» YOUR GOAL:
Starting with the first line below, extract each line through the one that contains "var bmiMax = [100, 100, 100, 100, 100, 100];", inclusive, excluding pictures.

» SOURCE DATA:

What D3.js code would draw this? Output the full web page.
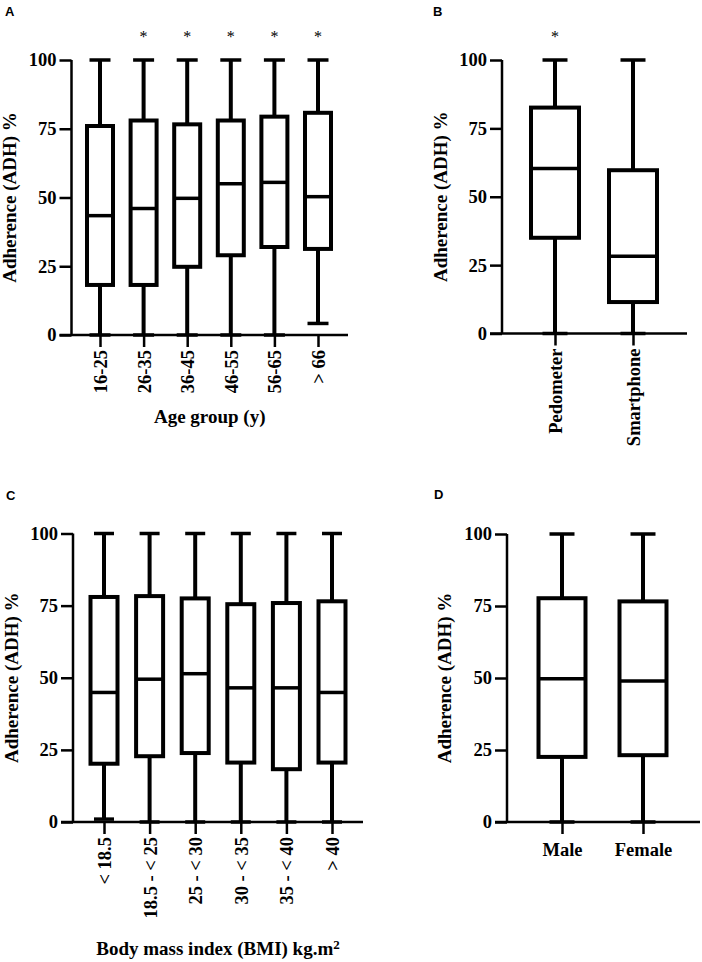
<!DOCTYPE html>
<html>
<head>
<meta charset="utf-8">
<script src="https://cdn.jsdelivr.net/npm/d3@7"></script>
<style>
  body { margin: 0; background: #fff; }
</style>
</head>
<body>
<script>
// ---- data ----
var yTicks = [0, 25, 50, 75, 100];

var ageGroups = ["16-25", "26-35", "36-45", "46-55", "56-65", "> 66"];
var ageMin = [0, 0, 0, 0, 0, 4.2];
var ageQ1  = [18.2, 18.2, 24.8, 29, 32, 31.3];
var ageMed = [43.4, 46, 49.7, 55, 55.5, 50.3];
var ageQ3  = [76, 78, 76.6, 78, 79.4, 80.8];
var ageMax = [100, 100, 100, 100, 100, 100];
var ageStar = ["", "*", "*", "*", "*", "*"];

var devices = ["Pedometer", "Smartphone"];
var devMin = [0, 0];
var devQ1  = [35, 11.5];
var devMed = [60.3, 28.2];
var devQ3  = [82.6, 59.7];
var devMax = [100, 100];
var devStar = ["*", ""];

var bmiGroups = ["< 18.5", "18.5 - < 25", "25 - < 30", "30 - < 35", "35 - < 40", "> 40"];
var bmiMin = [1, 0, 0, 0, 0, 0];
var bmiQ1  = [20.2, 22.8, 23.9, 20.6, 18.3, 20.6];
var bmiMed = [44.9, 49.5, 51.4, 46.5, 46.5, 44.9];
var bmiQ3  = [78, 78.3, 77.5, 75.5, 75.9, 76.5];
var bmiMax = [100, 100, 100, 100, 100, 100];

var sexes = ["Male", "Female"];
var sexMin = [0, 0];
var sexQ1  = [22.6, 23.2];
var sexMed = [49.7, 49];
var sexQ3  = [77.7, 76.6];
var sexMax = [100, 100];

var yTitle = "Adherence (ADH) %";

var SERIF = "'Liberation Serif', 'Times New Roman', serif";
var SANS = "'Liberation Sans', Arial, sans-serif";

var svg = d3.select("body").append("svg")
    .attr("width", 702)
    .attr("height", 962);

function zip(cats, mn, q1, md, q3, mx, star) {
    return cats.map(function(c, i) {
        return {cat: c, min: mn[i], q1: q1[i], med: md[i], q3: q3[i], max: mx[i], star: star ? star[i] : ""};
    });
}

function serifText(sel, size) {
    return sel.style("font-family", SERIF)
              .style("font-weight", "bold")
              .style("font-size", size + "px")
              .attr("fill", "#000");
}

function drawPanel(p) {
    var y = d3.scaleLinear().domain([0, 100]).range([p.y0, p.y1]);
    var x = d3.scalePoint().domain(p.data.map(function(d) { return d.cat; })).range([p.c0, p.c1]);
    var g = svg.append("g");

    // boxes
    var box = g.selectAll("g.box").data(p.data).enter().append("g").attr("class", "box");
    box.append("line")
        .attr("x1", function(d) { return x(d.cat); })
        .attr("x2", function(d) { return x(d.cat); })
        .attr("y1", function(d) { return y(d.min); })
        .attr("y2", function(d) { return y(d.max); })
        .attr("stroke", "#000").attr("stroke-width", 4);
    ["min", "max"].forEach(function(k) {
        box.append("line")
            .attr("x1", function(d) { return x(d.cat) - p.cap / 2; })
            .attr("x2", function(d) { return x(d.cat) + p.cap / 2; })
            .attr("y1", function(d) { return y(d[k]); })
            .attr("y2", function(d) { return y(d[k]); })
            .attr("stroke", "#000").attr("stroke-width", 3.5);
    });
    box.append("rect")
        .attr("x", function(d) { return x(d.cat) - p.bw / 2; })
        .attr("width", p.bw)
        .attr("y", function(d) { return y(d.q3); })
        .attr("height", function(d) { return y(d.q1) - y(d.q3); })
        .attr("fill", "#fff").attr("stroke", "#000").attr("stroke-width", 4);
    box.append("line")
        .attr("x1", function(d) { return x(d.cat) - p.bw / 2; })
        .attr("x2", function(d) { return x(d.cat) + p.bw / 2; })
        .attr("y1", function(d) { return y(d.med); })
        .attr("y2", function(d) { return y(d.med); })
        .attr("stroke", "#000").attr("stroke-width", 3.5);
    serifText(box.append("text"), 16)
        .attr("x", function(d) { return x(d.cat); })
        .attr("y", p.y1 - 18)
        .attr("text-anchor", "middle")
        .style("font-weight", "normal")
        .text(function(d) { return d.star; });

    // y axis
    var ya = g.append("g")
        .attr("transform", "translate(" + p.ax + ",0)")
        .call(d3.axisLeft(y).tickValues(yTicks).tickSize(12).tickPadding(3));
    ya.select(".domain").attr("d", "M0," + p.y0 + "V" + p.y1).attr("stroke-width", 2.5).attr("stroke", "#000");
    ya.selectAll(".tick line").attr("stroke-width", 2.5).attr("stroke", "#000");
    serifText(ya.selectAll(".tick text"), 18.5);

    // x axis
    var xa = g.append("g")
        .attr("transform", "translate(0," + p.y0 + ")")
        .call(d3.axisBottom(x).tickSize(12).tickPadding(4));
    xa.select(".domain").attr("d", "M" + (p.ax - 12) + ",0H" + p.xr).attr("stroke-width", 2.5).attr("stroke", "#000");
    xa.selectAll(".tick line").attr("stroke-width", 2.5).attr("stroke", "#000");
    var xt = serifText(xa.selectAll(".tick text"), 18.5);
    if (p.rotate) {
        xt.attr("transform", "rotate(-90)")
          .attr("text-anchor", "end")
          .attr("x", -15).attr("y", 0).attr("dy", "0.35em");
    } else {
        xt.attr("y", 21).attr("dy", "0.71em");
    }

    // y title
    serifText(g.append("text"), 19)
        .attr("transform", "translate(" + p.yt + "," + ((p.y0 + p.y1) / 2) + ") rotate(-90)")
        .attr("text-anchor", "middle")
        .text(yTitle);

    // x title
    if (p.xTitle) {
        var t = serifText(g.append("text"), 19)
            .attr("x", (p.ax + p.xr) / 2)
            .attr("y", p.xtY)
            .attr("text-anchor", "middle")
            .text(p.xTitle);
        if (p.sup) {
            t.append("tspan").attr("dy", "-0.45em").style("font-size", "13px").text(p.sup);
        }
    }

    // panel letter
    g.append("text")
        .style("font-family", SANS).style("font-weight", "bold").style("font-size", "13px")
        .attr("x", p.lx).attr("y", p.ly)
        .text(p.letter);
}

drawPanel({
    letter: "A", lx: 5, ly: 16,
    data: zip(ageGroups, ageMin, ageQ1, ageMed, ageQ3, ageMax, ageStar),
    ax: 71.5, xr: 348, y0: 335, y1: 60, c0: 100, c1: 318, bw: 26, cap: 21,
    rotate: true, yt: 16, xTitle: "Age group (y)", xtY: 423
});

drawPanel({
    letter: "B", lx: 433, ly: 16,
    data: zip(devices, devMin, devQ1, devMed, devQ3, devMax, devStar),
    ax: 502, xr: 687, y0: 333.5, y1: 60, c0: 555, c1: 633, bw: 48, cap: 25,
    rotate: true, yt: 447
});

drawPanel({
    letter: "C", lx: 6, ly: 500,
    data: zip(bmiGroups, bmiMin, bmiQ1, bmiMed, bmiQ3, bmiMax),
    ax: 73, xr: 363, y0: 822, y1: 533.5, c0: 104, c1: 332, bw: 27, cap: 20,
    rotate: true, yt: 18, xTitle: "Body mass index (BMI) kg.m", sup: "2", xtY: 955
});

drawPanel({
    letter: "D", lx: 434, ly: 499,
    data: zip(sexes, sexMin, sexQ1, sexMed, sexQ3, sexMax),
    ax: 507, xr: 700, y0: 822, y1: 534, c0: 562, c1: 643, bw: 47, cap: 25,
    rotate: false, yt: 451
});
</script>
</body>
</html>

» THE REPLY:
What D3.js code would draw this? Output the full web page.
<!DOCTYPE html>
<html>
<head>
<meta charset="utf-8">
<script src="https://cdn.jsdelivr.net/npm/d3@7"></script>
<style>
  body { margin: 0; background: #fff; }
</style>
</head>
<body>
<script>
// ---- data ----
var yTicks = [0, 25, 50, 75, 100];

var ageGroups = ["16-25", "26-35", "36-45", "46-55", "56-65", "> 66"];
var ageMin = [0, 0, 0, 0, 0, 4.2];
var ageQ1  = [18.2, 18.2, 24.8, 29, 32, 31.3];
var ageMed = [43.4, 46, 49.7, 55, 55.5, 50.3];
var ageQ3  = [76, 78, 76.6, 78, 79.4, 80.8];
var ageMax = [100, 100, 100, 100, 100, 100];
var ageStar = ["", "*", "*", "*", "*", "*"];

var devices = ["Pedometer", "Smartphone"];
var devMin = [0, 0];
var devQ1  = [35, 11.5];
var devMed = [60.3, 28.2];
var devQ3  = [82.6, 59.7];
var devMax = [100, 100];
var devStar = ["*", ""];

var bmiGroups = ["< 18.5", "18.5 - < 25", "25 - < 30", "30 - < 35", "35 - < 40", "> 40"];
var bmiMin = [1, 0, 0, 0, 0, 0];
var bmiQ1  = [20.2, 22.8, 23.9, 20.6, 18.3, 20.6];
var bmiMed = [44.9, 49.5, 51.4, 46.5, 46.5, 44.9];
var bmiQ3  = [78, 78.3, 77.5, 75.5, 75.9, 76.5];
var bmiMax = [100, 100, 100, 100, 100, 100];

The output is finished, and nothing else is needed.